A joint Anglo-French project, Concorde first took to the skies on 2 March 1969 and was immediately hailed as the harbinger of a new era in air travel:
Its sleek form and distinctive drooping nose cone immediately distinguished it from its peers, and it incorporated a wealth of envelope-pushing technology. That included the paint: the speeds that Concorde attained in flight were so high that the aircraft actually stretched – up to 25 cm (10 in) – necessitating the development of a paint that would both allow such an extension and accommodate high temperatures.
Concorde began commercial flight operations on 21 January 1976, with Flight BA300 from London Heathrow, UK, to Bahrain, piloted by Captain Norman Todd. The aircraft enjoyed a cruising speed of 1,350 mph (2,172 km/h), or Mach 2 – more than twice the speed of sound. That’s faster than the rate at which the Earth rotates, and – like Superman – faster than a speeding bullet. Unsurprisingly, Concorde halved the travel times achieved by its competitors.
In 2003, after nearly 50,000 flights and having carried around 2.5 million passengers, the supersonic marvel was officially retired. Captain Mike Bannister commanded its last flight (BA2) from New York JFK, USA, to London Heathrow, UK on 24 October 2003. The plane had simply proved too expensive to maintain and only 20 Concordes were ever built; of those, only 14 actually entered service. Moreover, the crash of Air Concorde Flight 4590 in 2000 had undermined the public’s faith in the aircraft – although this was the aircraft’s only crash – while general confidence in air travel took a huge blow with the destruction of New York’s World Trade Center on 11 September 2001.
But on 7 February 1996, this modern engineering marvel enjoyed a moment of record-breaking history. For that day, Captain Leslie Scott, Senior First Officer Tim Orchard and Senior Engineering Officer Rick Eades flew British Airways Concorde G-BOAD between New York City, USA, and London, UK, in a world-beating time of 2 hr 52 min 59 sec. The plane covered the 6,035 km (3,750 miles) at an astonishing average speed of 2,010 km/h (1,250 mph).

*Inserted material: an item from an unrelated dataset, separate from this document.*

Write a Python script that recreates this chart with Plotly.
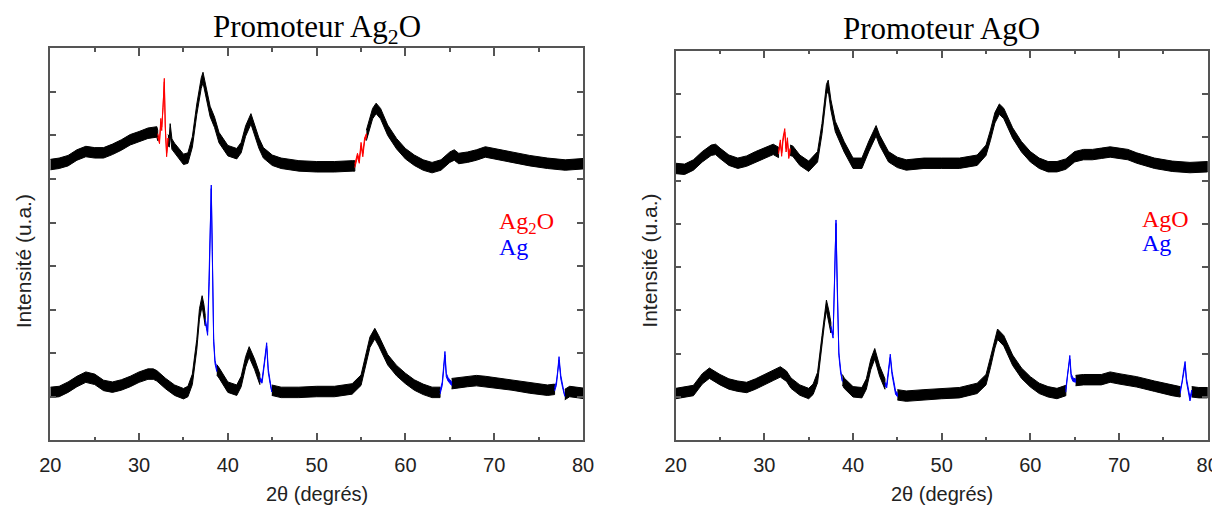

Quite a bit of thought had to go into breaking this record. For optimum upper-air temperature, and ‘low level’ wind velocity, February was deemed the best month to make the attempt. Scott, Orchard and Eades knew they could take advantage of the ‘jet stream’ – the narrow band of westerly winds that blow 9–16 km (5.5–10 mi) above the Earth’s surface – on ascent and descent. And it would be important to accelerate to Mach 2 quickly after take-off, and decelerate at the other end as late as possible. Moreover, Orchard would have to liaise, off the record, with US and UK air traffic control (ATC) personnel in order to minimise any hold-ups at take-off or landing. And, of course, to record the departure and arrival times precisely.
The trio made the decision not to tell the hundred-or-so passengers, or even the five-person cabin crew, about the record attempt – just in case they were unsuccessful. And, of course, they weren’t going to risk the safety of anyone on board just to set a new world record. If anything went wrong, for whatever reason, they would abandon the attempt.
In the event, everything went just about as smoothly as it could have. Well, nearly. Approaching Heathrow, the Concorde G-BOAD would be landing facing east; unfortunately, all the other air traffic using that particular runway would be landing facing west. For obvious reasons, ATC at Heathrow was uneasy about the Concorde landing in the opposite direction to all other aircraft – unless they could be sure that they were actually going to break the world record! Messrs Scott, Orchard and Eades assured them that they would. They were true to their word.
On landing, the cabin crew were told that they had unsuspectingly been part of a successful world record attempt. Then the crew broke the news to the delighted passengers.
And if you’re ever in New York, you can visit this record-breaking Concorde at the city’s Intrepid Sea, Air and Space Museum:
Step into the cockpit and you’ll notice that a flight engineer’s hat is still jammed tight between two panels. It was shoved there when the plane was in flight, and had reached supersonic speed, making the aircraft stretch and creating enough space for the hat to be pushed in. It’s not likely to be released any time soon…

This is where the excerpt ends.